中評:民族主義是您主要研究的領域之一,很多媒體認為,如今的亞洲政治進入了強勢領導人的時代,例如中國的習近平日本的安倍和印度的莫迪都是“強人”,考慮到南海已經讓整個亞太局勢緊張,在三位“強人”的領導下,中日印會否出現對抗?未來的亞洲政治是否更加容易失衡?
劉宏:這三個國家領導人都比較強勢,這是事實,但三者相比還有很多比較本質的不同。
第一,莫迪更重視經濟,從這點出發,印中關係應該會越來越近。因為印度經濟相比其他的國家還是有較大的差距,所以莫迪的當務之急是發展經濟,出於這種政策導向,印度與中國發展關係是友好與合作為主導。莫迪最近訪華強調了兩點,一是,中國與印度在經濟發展方面,還存在很大的合作空間,因為兩國是全世界人口最多的國家,此外,他還積極呼籲中國投資者到印度去投資,兩國在經濟層面上的合作一定會加強,二是,無論習近平訪印度還是莫迪訪華,兩人都強調了中印文化層面上的共同點,莫迪是一個改革者,所以他定會把經濟作為自己的優先要務,而不是把解決與鄰國之間的歷史遺留問題列為主要目標或通過外交來解決國內問題。總的來說,印度的民族主義與宗教(如印度教、伊斯蘭教)有緊密的聯繫,因此也可能同世俗民族主義思潮產生矛盾。另一方面,中印領土爭端不像釣魚島問題那麼嚴重,,且問題不太受到美國重返亞太等外來因素的直接影響,所以我們相信,在莫迪執政期間中印會有明顯的改善。

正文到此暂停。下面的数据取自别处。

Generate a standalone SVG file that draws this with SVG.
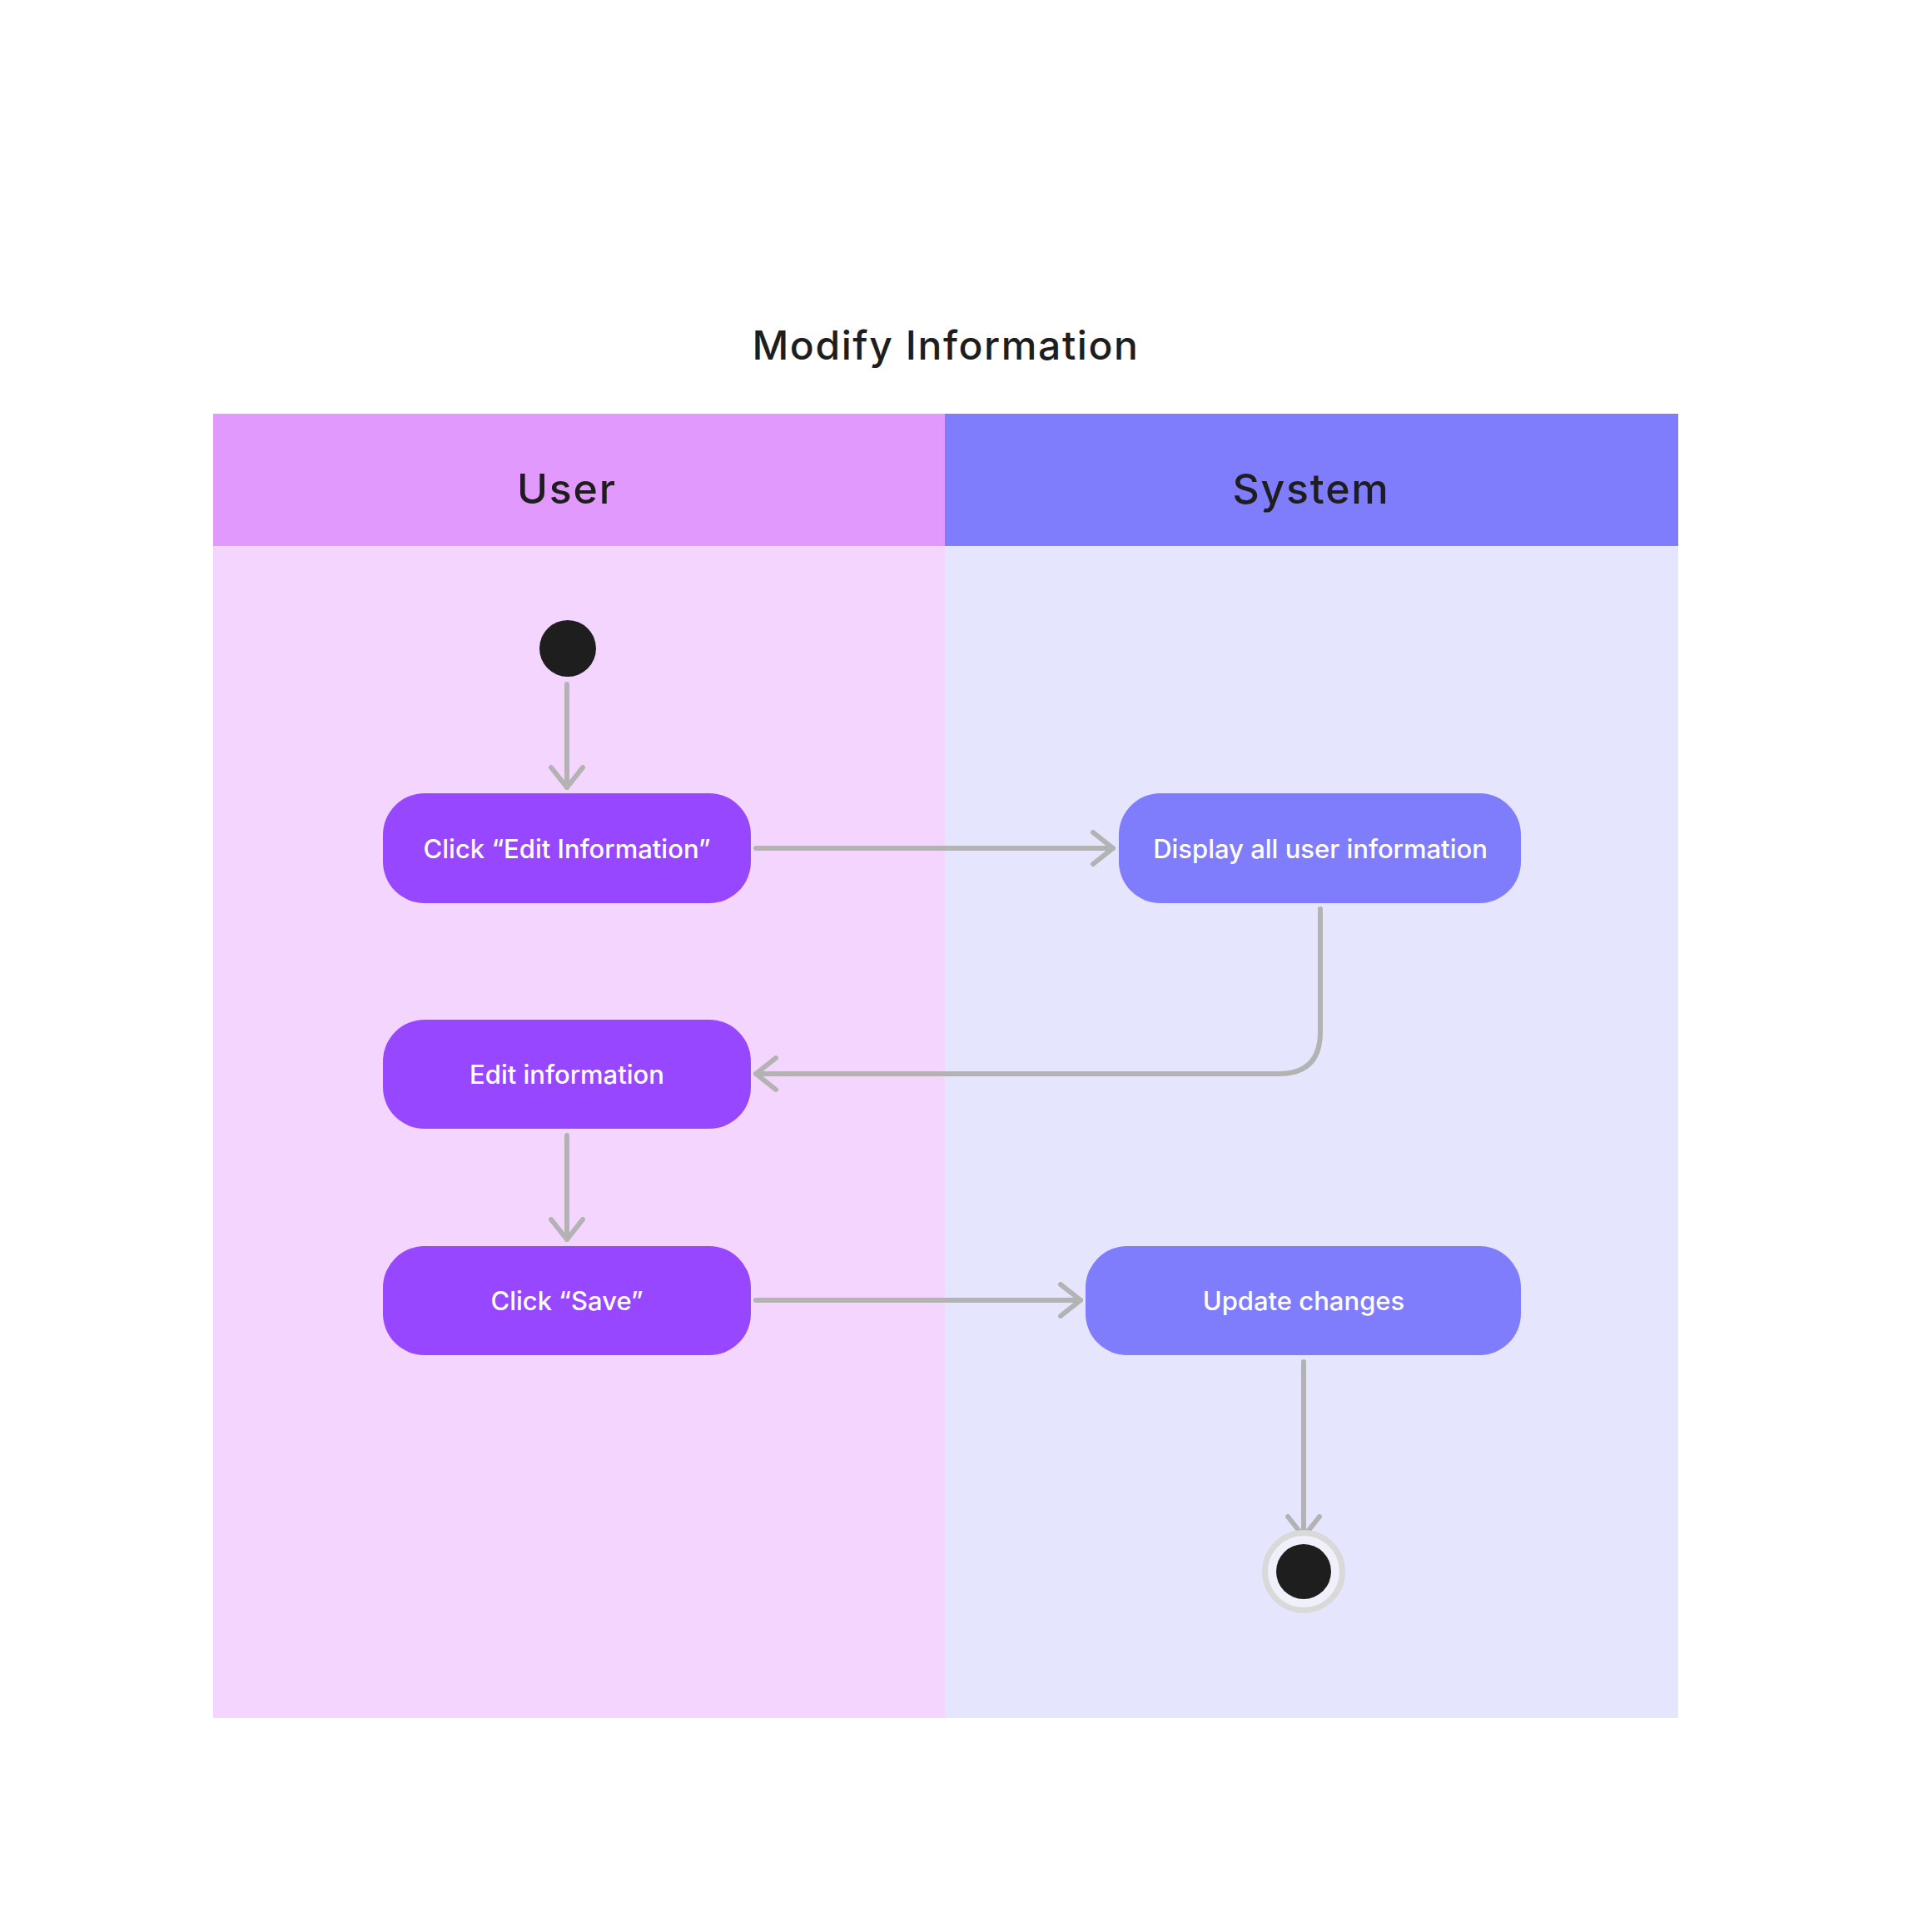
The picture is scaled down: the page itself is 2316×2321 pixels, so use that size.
<svg xmlns="http://www.w3.org/2000/svg" width="2316" height="2321" viewBox="0 0 2316 2321">
  <defs>
    <style>
      .title { font-family: Inter, "Liberation Sans", sans-serif; font-size: 48px; font-weight: 450; fill: #1e1e1e; text-anchor: middle; letter-spacing: 1.6px; }
      .lane-label { font-family: Inter, "Liberation Sans", sans-serif; font-size: 50px; font-weight: 450; fill: #1e1e1e; text-anchor: middle; letter-spacing: 1.8px; }
      .label { font-family: Inter, "Liberation Sans", sans-serif; font-size: 31px; font-weight: 500; fill: #ffffff; text-anchor: middle; }
      .user-node { fill: #9747ff; }
      .sys-node { fill: #7f7dfc; }
      .edge { fill: none; stroke: #b3b3b3; stroke-width: 6; stroke-linecap: round; stroke-linejoin: round; }
    </style>
    <marker id="arrow" viewBox="0 0 30 44" refX="27" refY="22" markerWidth="30" markerHeight="44" markerUnits="userSpaceOnUse" orient="auto">
      <path d="M3,3 L27,22 L3,41" fill="none" stroke="#b3b3b3" stroke-width="6" stroke-linecap="round" stroke-linejoin="round"/>
    </marker>
  </defs>

  <rect width="2316" height="2321" fill="#ffffff"/>

  <text class="title" x="1136" y="432">Modify Information</text>

  <!-- swimlanes -->
  <g id="lane-user">
    <rect x="256" y="656" width="879" height="1408" fill="#f3d5fd"/>
    <rect x="256" y="497" width="879" height="159" fill="#e299fd"/>
    <text class="lane-label" x="681" y="605">User</text>
  </g>
  <g id="lane-system">
    <rect x="1135" y="656" width="881" height="1408" fill="#e6e5fe"/>
    <rect x="1135" y="497" width="881" height="159" fill="#7f7dfc"/>
    <text class="lane-label" x="1575" y="605">System</text>
  </g>

  <!-- connectors -->
  <g id="connectors">
    <path class="edge" d="M681,822 L681,946" marker-end="url(#arrow)"/>
    <path class="edge" d="M908,1019 L1337,1019" marker-end="url(#arrow)"/>
    <path class="edge" d="M1586,1092 L1586,1240 Q1586,1290 1536,1290 L908,1290" marker-end="url(#arrow)"/>
    <path class="edge" d="M681,1364 L681,1489" marker-end="url(#arrow)"/>
    <path class="edge" d="M908,1562 L1298,1562" marker-end="url(#arrow)"/>
    <path class="edge" d="M1566,1636 L1566,1846" marker-end="url(#arrow)"/>
  </g>

  <!-- nodes -->
  <g id="start">
    <circle cx="682" cy="779" r="34" fill="#1e1e1e"/>
  </g>
  <g id="click-edit">
    <rect class="user-node" x="460" y="953" width="442" height="132" rx="50"/>
    <text class="label" x="681" y="1031">Click “Edit Information”</text>
  </g>
  <g id="display-info">
    <rect class="sys-node" x="1344" y="953" width="483" height="132" rx="50"/>
    <text class="label" x="1586" y="1031">Display all user information</text>
  </g>
  <g id="edit-info">
    <rect class="user-node" x="460" y="1225" width="442" height="131" rx="50"/>
    <text class="label" x="681" y="1302">Edit information</text>
  </g>
  <g id="click-save">
    <rect class="user-node" x="460" y="1497" width="442" height="131" rx="50"/>
    <text class="label" x="681" y="1574">Click “Save”</text>
  </g>
  <g id="update-changes">
    <rect class="sys-node" x="1304" y="1497" width="523" height="131" rx="50"/>
    <text class="label" x="1566" y="1574">Update changes</text>
  </g>
  <g id="end">
    <circle cx="1566" cy="1888" r="46.5" fill="#f0f0fb" stroke="#d9d9d9" stroke-width="7"/>
    <circle cx="1566" cy="1888" r="33" fill="#1e1e1e"/>
  </g>
</svg>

第二,日本情況較為複雜,其民族主義成因包括兩大方面,與外部因素有很直接的關係。安倍是近年來日本政壇執政期較長的一位首相,安倍的對外政策基石是日美關係,尤其是美國如何保障日本的防衛,以及日本在整個美國亞太戰略裡面扮演怎樣的角色?
現在我們看到,韓國和台灣已經在美國亞太戰略中的角色相對弱化,日本在亞太地區是美國最重要的盟國,對於安倍來說,某種意義他也是在打美國牌,所以他不斷強調日美關係的重要性以及背後戰略意義(包括共同應對崛起的中國)。其次,日本從世界第二大經濟強國滑落為第三大經濟體,相對於中國來說,有一種不平衡感和焦慮感,也有不安全感。雖然日本國內也有反美呼聲,要求日本與中國友好,保持外交的獨立性,撤出沖繩的美軍基地等,但是這些聲音無法影響到日本的主流民意和政策走向。